Sun’s output oscillates significantly or alters abruptly on timescales of only decades or centuries? Astronomers certainly see other stars acting in this way.

Such modern concerns as the anthropomorphic “greenhouse effect” would obviously be affected by changes in the solar output, so we’d better be sure we know how the Sun behaves over extended periods. Perhaps historical measures can assist. At last, then, we come to the significance of Halley’s compilation of reports of the 1715 eclipse.

In the late seventeenth and early eighteenth centuries astronomers at the Paris Observatory made micrometer measurements of the apparent solar diameter, and in the 1980s French scientists compared these with modern values. They concluded that, if the old measures were correct, then three centuries ago the Sun was about one part in 480 larger than it is now. That is an appreciable fraction from the perspective of the possible climatic effect.

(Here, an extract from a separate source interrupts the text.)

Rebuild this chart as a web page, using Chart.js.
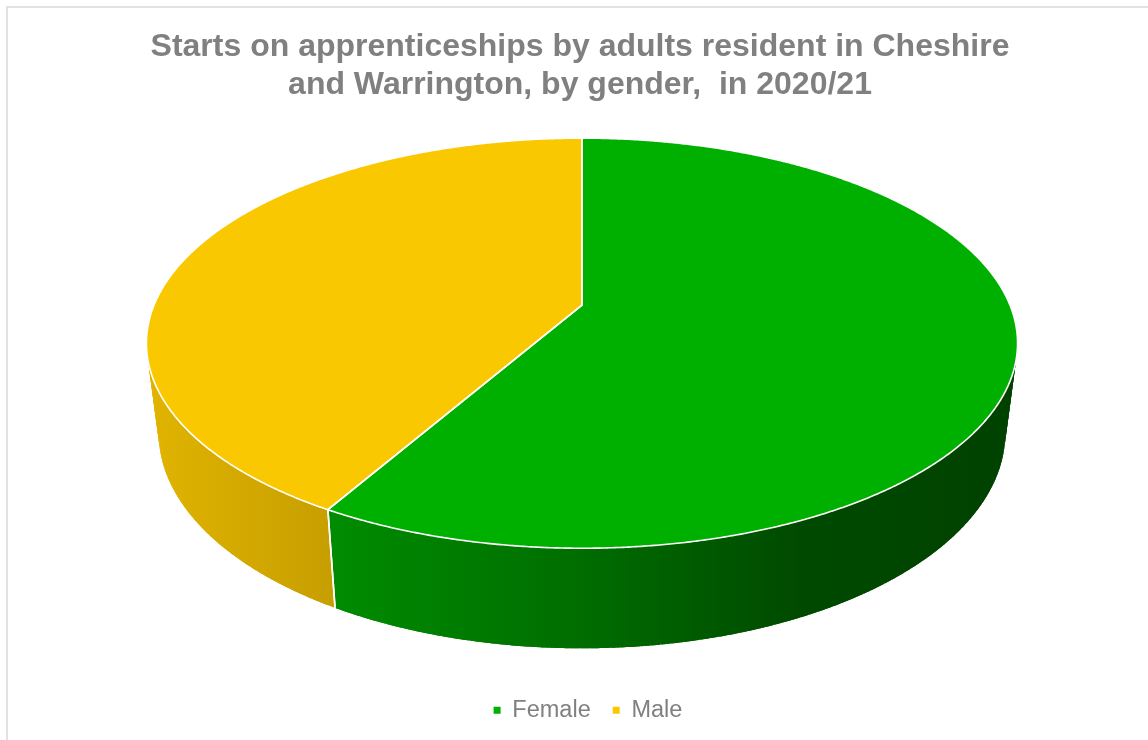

The problem is this: How accurate were those observations made 300 years ago, barely a century after the telescope was first used to peruse the Sun? If they were good, then the Sun must be shrinking, which might cause it to heat up, flooding the Earth with an increased flux of sunlight, thus adding to the greenhouse effect. Alternatively, if those early measurements of the Sun’s size made from Paris were imprecise, then we might be able to discount such a possibility.

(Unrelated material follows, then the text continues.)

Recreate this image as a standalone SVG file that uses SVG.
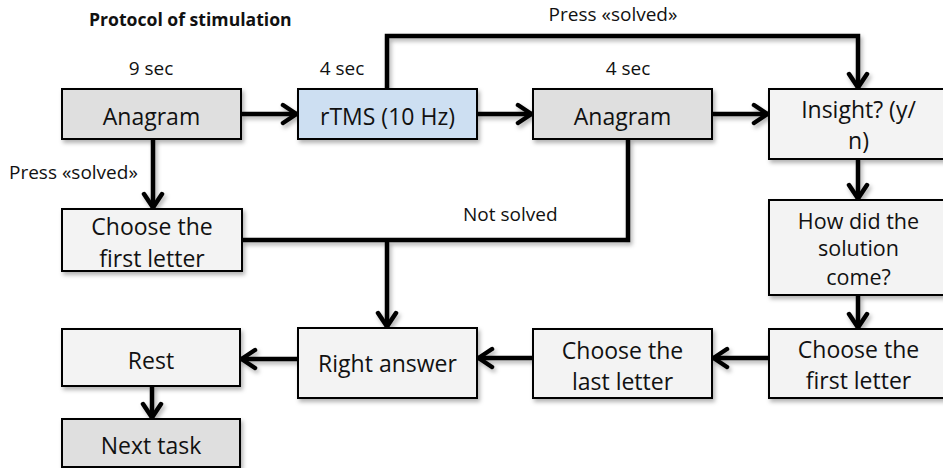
<svg xmlns="http://www.w3.org/2000/svg" width="943" height="468" viewBox="0 0 943 468">
<style>
.box{stroke:#000;stroke-width:2}
.grey{fill:#dfdfdf}
.light{fill:#f3f3f3}
.blue{fill:#cddff2}
.t{font-family:"Open Sans","Liberation Sans",sans-serif;font-size:23px;fill:#111;text-anchor:middle}
.t2{font-size:21.5px}
.lbl{font-family:"Open Sans","Liberation Sans",sans-serif;font-size:19px;fill:#111}
.title{font-family:"Open Sans","Liberation Sans",sans-serif;font-size:17.6px;font-weight:bold;fill:#111}
.c{fill:none;stroke:#000;stroke-width:4.5;stroke-linejoin:miter}
.a{marker-end:url(#arr)}
</style>
<defs>
<filter id="sh" x="-10%" y="-10%" width="130%" height="140%">
<feDropShadow dx="2" dy="3" stdDeviation="2" flood-color="#000" flood-opacity="0.3"/>
</filter>
<marker id="arr" markerUnits="userSpaceOnUse" viewBox="0 0 24 24" markerWidth="24" markerHeight="24" refX="20" refY="12" orient="auto">
<path d="M5,3 L18.5,12 L5,21" fill="none" stroke="#000" stroke-width="4.5" stroke-linecap="round" stroke-linejoin="round"/>
</marker>
</defs>

<text class="title" x="89" y="26">Protocol of stimulation</text>
<text class="lbl" x="151" y="75" text-anchor="middle">9 sec</text>
<text class="lbl" x="342" y="75" text-anchor="middle">4 sec</text>
<text class="lbl" x="628" y="75" text-anchor="middle">4 sec</text>
<text class="lbl" x="613" y="21" text-anchor="middle">Press «solved»</text>
<text class="lbl" x="9" y="179">Press «solved»</text>
<text class="lbl" x="463" y="221">Not solved</text>

<g id="connectors" filter="url(#sh)">
<path class="c a" d="M241,114 H298"/>
<path class="c a" d="M477,114 H533"/>
<path class="c a" d="M712,114 H769"/>
<path class="c a" d="M387,89 V36 H858 V89"/>
<path class="c a" d="M153,139 V209"/>
<path class="c a" d="M858,159 V200"/>
<path class="c a" d="M858,295 V329"/>
<path class="c a" d="M769,358 H712"/>
<path class="c a" d="M533,358 H477"/>
<path class="c a" d="M298,359 H240"/>
<path class="c a" d="M152,386 V419"/>
<path class="c" d="M628,139 V240 H242"/>
<path class="c a" d="M387,240 V328"/>
</g>

<g id="anagram1"><rect class="box grey" x="62" y="89" width="179" height="50" filter="url(#sh)"/><text class="t" x="151.5" y="125">Anagram</text></g>
<g id="rtms"><rect class="box blue" x="298" y="89" width="179" height="50" filter="url(#sh)"/><text class="t" x="387.5" y="125">rTMS (10 Hz)</text></g>
<g id="anagram2"><rect class="box grey" x="533" y="89" width="179" height="50" filter="url(#sh)"/><text class="t" x="622.5" y="125">Anagram</text></g>
<g id="insight"><rect class="box light" x="769" y="89" width="180" height="70" filter="url(#sh)"/><text class="t" x="858.5" y="118">Insight? (y/</text><text class="t" x="858.5" y="149">n)</text></g>
<g id="howdid"><rect class="box light" x="769" y="200" width="180" height="95" filter="url(#sh)"/><text class="t t2" x="858.5" y="229">How did the</text><text class="t t2" x="858.5" y="256">solution</text><text class="t t2" x="858.5" y="285">come?</text></g>
<g id="choosefirst1"><rect class="box light" x="62" y="209" width="180" height="62" filter="url(#sh)"/><text class="t" x="152" y="235">Choose the</text><text class="t" x="152" y="267">first letter</text></g>
<g id="choosefirst2"><rect class="box light" x="769" y="329" width="180" height="69" filter="url(#sh)"/><text class="t" x="858.5" y="358">Choose the</text><text class="t" x="858.5" y="389">first letter</text></g>
<g id="chooselast"><rect class="box light" x="533" y="329" width="179" height="69" filter="url(#sh)"/><text class="t" x="622.5" y="359">Choose the</text><text class="t" x="622.5" y="390">last letter</text></g>
<g id="rightanswer"><rect class="box light" x="298" y="328" width="179" height="70" filter="url(#sh)"/><text class="t" x="387.5" y="372">Right answer</text></g>
<g id="rest"><rect class="box light" x="62" y="329" width="178" height="57" filter="url(#sh)"/><text class="t" x="151" y="369">Rest</text></g>
<g id="nexttask"><rect class="box grey" x="62" y="419" width="178" height="48" filter="url(#sh)"/><text class="t" x="151" y="454">Next task</text></g>
</svg>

What was needed to solve this question was some alternative determination of the solar diameter from a few centuries back, but of greater precision. The precision attainable from direct measure-

ments, however, was limited by the available technology, whether the telescopes used were French, Italian, or British. Some analogue determination of greater accuracy was required: an indirect measure.

Halley’s detailed account of the reports he received of the eclipse from far-flung parts of Britain provides just such an analogue, as was realized in 1988 by Leslie Morrison and Richard Stephenson (whose work on old eclipses has already been mentioned), along with their colleague John Parkinson. If the Sun had been larger by almost 0.2 percent in 1715, then the limits of totality would have been about 6.5 miles narrower, just over 3 miles at both northern and southern edges. Coupled with our modern knowledge of the distances and orbits of the Sun and Moon, the actual observations of totality (or lack of it), which Halley preserved verbatim, enabled this team to determine the edges of the track to within a few hundred yards. As the Moon has not changed size, the small residual uncertainty implies that the Sun has not shrunk by as much as one part in 20,000 since 1715.

Halley’s remarkable records of the observations of the eclipse of 1715 remain not only an exemplar of a great eighteenth-century scientist at work, but also the best evidence we have that the Sun has not greatly altered in size over the past several centuries.

Much of southern England had waited from 1140 until 1715 for an opportunity to witness a total solar eclipse, about twice the average waiting time for random locations in the Northern Hemisphere. The inhabitants did not need to wait much longer, though,

for the next show. On May 11, 1724 the shadow of totality swept diagonally across the southern halves of Ireland and Wales before proceeding in a southeasterly direction across most of England below Birmingham, as in Figure 7–2. Only Cornwall and Kent (the southwestern and southeastern tips of England) missed out beyond the southern limit, the northern edge of totality just missing Oxford and London, which still awaits a repeat of the Capital Eclipse of 1715.

Before leaving these eighteenth-century eclipses, a peculiarity should be mentioned. When the path of the 1724 shadow left Britain and crossed the English Channel into France, the date suddenly jumped from May 11 to May 22. Similarly the great eclipse of April 22, 1715, was seen on that date in Britain, but elsewhere it was May 3rd already.

What am I getting at? My point is that in Halley’s day Britain was still using the Julian calendar, the 11-day jump necessary to fall in line with the Gregorian calendar not being made until 1752. The same is true for the American Colonies ruled by Britain in those days. Although history books may tell you that George Washington was born on February 22, 1732, in fact he was born on February 11, 1731 (because New Year for the British was not until March 25). Great Britain and Scandinavia were the last places in Western Europe to reform their domestic calendars, whereas in Eastern Europe it took some countries until the 1920s to make the change, by which time the discrepancy had grown to 13 days.